Flotte avait vu aussi à Mazas un autre détenu, l’abbé Bazin, qui, sur ses sollicitations, lui avait remis une lettre pour M. de Foucaud, député de Bretagne et une autre pour M. Vitet » membre de la Commission des Quinze et vice-président de l’Assemblée, en priant ceux-ci de soutenir la proposition d’échange. J’ai lu dans les Souvenirs de M. de Vinols, député du Puy-de-Dôme, à l’Assemblée, qu’il a su par son collègue Foucaud que M. Bazin l’avait prié de faire cette démarche, mais en le suppliant de ne pas le comprendre dans l’échange, car il espérait bien avoir le courage de mourir pour son Dieu. M. de Foucaud, qui avait vu M. Thiers, dit à M. de Vinols : « M. Thiers a refusé[13]. »

Flotte ne fut pas plus heureux que ses prédécesseurs. M. Thiers lui répondit comme aux autres que « rendre Blanqui à l’insurrection, ce serait lui envoyer une force égale à un corps d’armée, mais qu’il l’autorisait à dire à l’archevêque de Paris qu’il n’oublierait rien pour le tirer de sa triste position. » A quels moyens pensait M. Thiers ? Mais à des offres faites à divers chefs de l’insurrection pour obtenir de leur cupidité la délivrance des otages. « Plusieurs membres de la Commune, écrivait M. Villetard en 1878, furent mis d’une façon plus ou moins directe en rapport avec M. Thiers et discutèrent les conditions auxquelles ils se faisaient fort d’obtenir la liberté des otages et d’empêcher la destruction de Paris. » Protot, Dombrowski et Félix Pyat étaient de ceux qui furent pressentis. Le colonel Nitmann avait été un des intermédiaires. Si un million n’eût pas suffi, on eût offert deux millions et plus. M. Gautherot cite M. Froment-Meurice et M. Frémy, gouverneur du Crédit foncier, comme ayant été prêts à seconder les tentatives de rançon. Elles échouèrent de part et d’autre, mais il n’en demeure pas moins vrai que M. Thiers les avait fortement appuyées. Il a tout fait pour éviter tant d’horreurs. « Si cela ne dépendait que de moi, disait-il à l’Assemblée le 27 avril, si cela ne dépendait que de quelques sacrifices qui ne fussent pas des sacrifices de principes, s’il ne s’agissait que de sacrifices d’orgueil personnel, il n’en est pas que je ne fisse pour mettre fin à cette horrible guerre ! » Je me souviens alors que l’Assemblée tout entière, partageant son émotion, se leva pour l’applaudir et pour l’acclamer. Ce qui prouve que l’archevêque lui-même se doutait de toutes ces démarches, c’est que, la veille même du massacre, il disait à l’abbé Amodru : « Protot m’a certifié que, si la Commune avait pris des otages, c’était pour obéir aux exigences des bas-fonds de la démagogie et que si, par impossible, elles rendaient une exécution nécessaire, jamais un membre du clergé ne serait désigné pour victime. » L’archevêque croyait encore que les insurgés n’auraient pas le temps de réaliser leurs sinistres desseins et qu’on arriverait assez tôt pour délivrer les prisonniers. C’était aussi la pensée de M. Thiers qui comptait entrer à Paris par surprise et forcer les prisons. Il n’est donc pas permis de dire que ses réticences et ses hésitations, ainsi que ses réponses, étaient « une plaisanterie grossière et cynique. »

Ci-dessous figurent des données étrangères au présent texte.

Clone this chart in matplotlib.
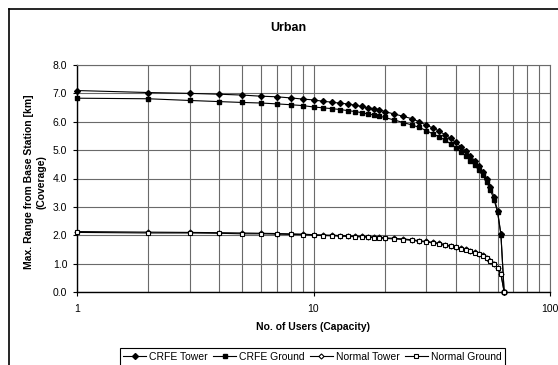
import matplotlib
matplotlib.use('Agg')
import matplotlib.pyplot as plt
from matplotlib.lines import Line2D
from matplotlib.ticker import FixedLocator, LogLocator, NullFormatter

plt.rcParams['font.family'] = ['Liberation Sans', 'DejaVu Sans']

# data
users = [1, 2, 3, 4, 5, 6, 7, 8, 9, 10, 11, 12, 13, 14, 15, 16, 17, 18, 19, 20,
         22, 24, 26, 28, 30, 32, 34, 36, 38, 40, 42, 44, 46, 48, 50, 52, 54, 56,
         58, 60, 62, 64]

crfe_tower = [7.10, 7.03, 7.00, 6.97, 6.94, 6.90, 6.88, 6.84, 6.80, 6.77,
              6.72, 6.69, 6.65, 6.63, 6.58, 6.54, 6.49, 6.46, 6.43, 6.36,
              6.27, 6.19, 6.11, 6.00, 5.88, 5.78, 5.67, 5.54, 5.41, 5.27,
              5.12, 4.97, 4.81, 4.63, 4.45, 4.24, 4.00, 3.70, 3.35, 2.85,
              2.05, 0.00]

crfe_ground = [6.83, 6.81, 6.75, 6.71, 6.68, 6.66, 6.63, 6.60, 6.57, 6.52,
               6.49, 6.46, 6.43, 6.39, 6.36, 6.32, 6.27, 6.24, 6.20, 6.15,
               6.06, 5.97, 5.89, 5.80, 5.69, 5.57, 5.47, 5.35, 5.22, 5.09,
               4.95, 4.79, 4.63, 4.46, 4.30, 4.11, 3.88, 3.59, 3.25, 2.82,
               2.02, 0.00]

normal_tower = [2.13, 2.11, 2.10, 2.09, 2.08, 2.07, 2.06, 2.05, 2.04, 2.02,
                2.01, 2.00, 1.99, 1.98, 1.97, 1.96, 1.95, 1.94, 1.93, 1.91,
                1.89, 1.87, 1.84, 1.81, 1.78, 1.75, 1.71, 1.67, 1.63, 1.59,
                1.55, 1.50, 1.46, 1.41, 1.35, 1.29, 1.21, 1.11, 1.00, 0.86,
                0.65, 0.00]

normal_ground = [2.10, 2.08, 2.08, 2.07, 2.05, 2.05, 2.04, 2.03, 2.02, 2.00,
                 1.99, 1.98, 1.97, 1.96, 1.95, 1.94, 1.93, 1.92, 1.91, 1.89,
                 1.87, 1.85, 1.82, 1.79, 1.76, 1.73, 1.69, 1.65, 1.61, 1.57,
                 1.53, 1.48, 1.44, 1.39, 1.33, 1.27, 1.19, 1.09, 0.98, 0.84,
                 0.63, 0.00]

y_ticks = [0, 1, 2, 3, 4, 5, 6, 7, 8]
x_ticks = [1, 10, 100]

W, H = 558, 365
fig = plt.figure(figsize=(W / 100, H / 100), dpi=100)
ax = fig.add_axes([77 / W, 1 - 292 / H, (550 - 77) / W, (292 - 65) / H])

grid_c = '#6a6a6a'

ax.plot(users, crfe_tower, color='black', lw=0.8, marker='D', ms=3.0,
        mfc='black', mec='black', label='CRFE Tower', clip_on=False, zorder=5)
ax.plot(users, crfe_ground, color='black', lw=0.8, marker='s', ms=3.2,
        mfc='black', mec='black', label='CRFE Ground', clip_on=False, zorder=5)
ax.plot(users, normal_tower, color='black', lw=0.8, marker='D', ms=2.6,
        mfc='white', mec='black', mew=0.8, label='Normal Tower',
        clip_on=False, zorder=5)
ax.plot(users, normal_ground, color='black', lw=0.8, marker='s', ms=2.9,
        mfc='white', mec='black', mew=0.8, label='Normal Ground',
        clip_on=False, zorder=5)

ax.set_xscale('log')
ax.set_xlim(1, 100)
ax.set_ylim(0, 8)
ax.xaxis.set_major_locator(FixedLocator(x_ticks))
ax.set_xticklabels([str(t) for t in x_ticks])
ax.xaxis.set_minor_locator(LogLocator(base=10, subs=range(2, 10)))
ax.xaxis.set_minor_formatter(NullFormatter())
ax.set_yticks(y_ticks)
ax.set_yticklabels(['%.1f' % t for t in y_ticks])

ax.grid(True, which='both', axis='x', color=grid_c, lw=0.8)
ax.grid(True, which='major', axis='y', color=grid_c, lw=0.8)
ax.set_axisbelow(True)

ax.tick_params(axis='both', which='major', direction='out', length=3,
               width=0.8, labelsize=7.5, colors='black')
ax.tick_params(axis='x', which='minor', length=0)
ax.tick_params(axis='x', pad=6)
ax.tick_params(axis='y', pad=4)

for s in ['left', 'bottom']:
    ax.spines[s].set_color('black')
    ax.spines[s].set_linewidth(1.0)
for s in ['top', 'right']:
    ax.spines[s].set_color(grid_c)
    ax.spines[s].set_linewidth(0.8)

# titles
fig.text(288 / W, 1 - 28 / H, 'Urban', ha='center', va='center',
         fontsize=9, fontweight='bold')
fig.text(313 / W, 1 - 327 / H, 'No. of Users (Capacity)', ha='center',
         va='center', fontsize=7.5, fontweight='bold')
fig.text(35 / W, 1 - 182 / H, 'Max. Range from Base Station [km]\n(Coverage)',
         ha='center', va='center', rotation=90, fontsize=7.5,
         fontweight='bold', multialignment='center', linespacing=1.35)

# chart area border
fig.add_artist(Line2D([8.5 / W, 8.5 / W], [0, 1 - 8.5 / H], color='black',
                      lw=1.2, transform=fig.transFigure))
fig.add_artist(Line2D([8.5 / W, 1], [1 - 8.5 / H, 1 - 8.5 / H], color='black',
                      lw=1.2, transform=fig.transFigure))

leg = fig.legend(loc='center', bbox_to_anchor=(312.5 / W, 1 - 357 / H),
                 ncol=4, fontsize=7.5, frameon=True, fancybox=False,
                 edgecolor='black', framealpha=1, handlelength=2.2,
                 handletextpad=0.3, columnspacing=0.5, borderpad=0.35,
                 borderaxespad=0)
leg.get_frame().set_linewidth(0.8)

fig.savefig('out.png', dpi=100)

« M. Thiers, avoue Flotte lui-même, ne voulait à aucun prix se dessaisir de Blanqui. Il connaissait sa valeur. Il avait lu les articles de la Patrie en danger et son Dernier mot[14]. Il savait que la Commune aurait trouvé en lui un directeur militaire, en même temps qu’un directeur politique. Il ne le voulait à aucun prix. Cet homme néfaste avait juré la mort des otages et même de la Commune. De cette manière, il assouvirait sa rage contre le gouvernement de Paris, et la mort des otages lui donnerait le prétexte d’assouvir sa vengeance contre les communeux vaincus. »

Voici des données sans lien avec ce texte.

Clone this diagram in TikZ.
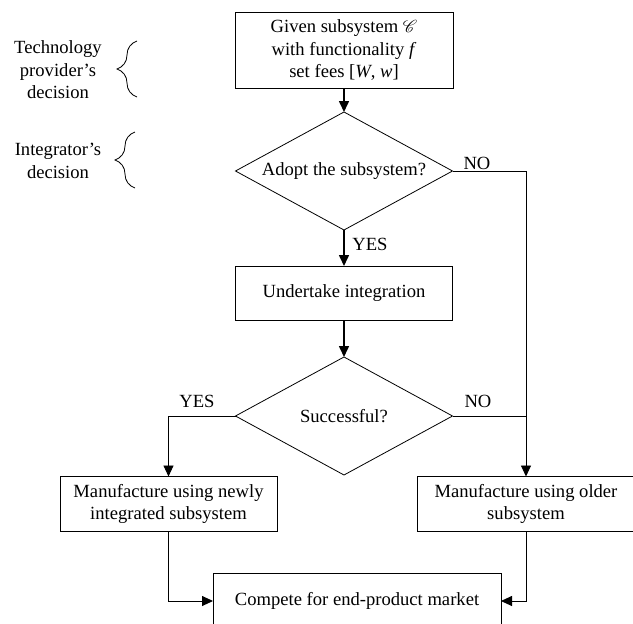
\documentclass[tikz,border=0pt]{standalone}
\usepackage{fontspec}
\setmainfont{Liberation Serif}
\usepackage{mathrsfs}
\usepackage{tikz}
\usetikzlibrary{positioning, arrows.meta, shapes.geometric, decorations.pathreplacing}

\begin{document}
\begin{tikzpicture}[
  x=1pt, y=-1pt,
  >={Triangle[length=11pt, width=10pt]},
  font=\fontsize{18.6}{22.5}\selectfont,
  box/.style={draw, line width=0.8pt, minimum width=217pt, minimum height=55pt,
              align=center, inner sep=2pt, outer sep=0pt},
  decision/.style={draw, diamond, line width=0.8pt, aspect=1.85, minimum width=217pt,
                   minimum height=118pt, inner sep=0pt, outer sep=0pt},
  ann/.style={align=center, inner sep=0pt},
  arr/.style={->, line width=0.9pt},
  mainarr/.style={->, line width=1.6pt},
  curly/.style={decorate, decoration={brace, amplitude=20pt}, line width=0.8pt}
]
\useasboundingbox (0,0) rectangle (633,624);
% main column
\node[box, minimum width=218pt, minimum height=76pt] (given) at (344,50)
     {Given subsystem $\mathscr{C}$\\with functionality \textit{f}\\set fees [\textit{W}, \textit{w}]};
\node[decision, below=24pt of given] (adopt) {Adopt the subsystem?};
\node[box, minimum height=54pt, below=36pt of adopt] (integ) {Undertake integration};
\node[decision, below=37pt of integ] (succ) {Successful?};
\draw[mainarr] (given) -- (adopt);
\draw[mainarr] (adopt) -- (integ);
\draw[mainarr] (integ) -- (succ);
% outcomes
\node[box] (newsys) at (168.5,504) {Manufacture using newly\\integrated subsystem};
\node[box] (oldsys) at (526,504) {Manufacture using older\\subsystem};
\node[box, minimum width=288pt, minimum height=56pt] (compete) at (357,601)
     {Compete for end-product market};
\draw[arr] (adopt.east) -| (oldsys.north);
\draw[line width=0.9pt] (succ.east) -- (succ.east -| oldsys.north);
\draw[arr] (succ.west) -| (newsys.north);
\draw[arr] (newsys.south) |- (compete.west);
\draw[arr] (oldsys.south) |- (compete.east);
\node[ann] (yes1) at (370,244) {YES};
\node[ann] (no1) at (477,163) {NO};
\node[ann] (yes2) at (197,401) {YES};
\node[ann] (no2) at (478,401) {NO};
% decision makers
\node[ann] (techtxt) at (58,70) {Technology\\provider's\\decision};
\node[ann] (intgtxt) at (58,161) {Integrator's\\decision};
\draw[curly] (137,97) -- (137,41);
\draw[curly] (135,188) -- (135,132);
\end{tikzpicture}
\end{document}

Un des historiens de la Commune, Arnould, pensant comme M. Flotte et s’adressant à ceux qu’il appelle des réactionnaires, leur parle ainsi : « On vous avait offert de vous rendre l’archevêque et vous avez refusé. Pourquoi ? Parce que le clergé rêvait, pour remonter ses actions, de compter une violence qui le pût transformer en martyr. Or, l’archevêque de Paris, mal avec le Pape et les Jésuites de Rome, par sa mort vous donnait ce martyr à pou de frais, puisque vous le détestiez, ne le trouvant pas assez forcené. Sa mort, les ultramontains l’auraient payée à M. Thiers, car en frappant un gallican et un prêtre, elle satisfaisait doublement l’intérêt et la haine de l’Eglise. M. Thiers vous a donné le cadavre sciemment, par un de ces calculs machiavéliques qui lui faisaient croire à son propre génie, quand ils ne demandaient tout au plus que de la simple réflexion ! » Mais, tout en méprisant ces calomnies, on se demande, puisque la mort de l’archevêque devait être si favorable à l’Eglise, pourquoi la Commune a été assez naïve pour lui assurer un tel avantage ?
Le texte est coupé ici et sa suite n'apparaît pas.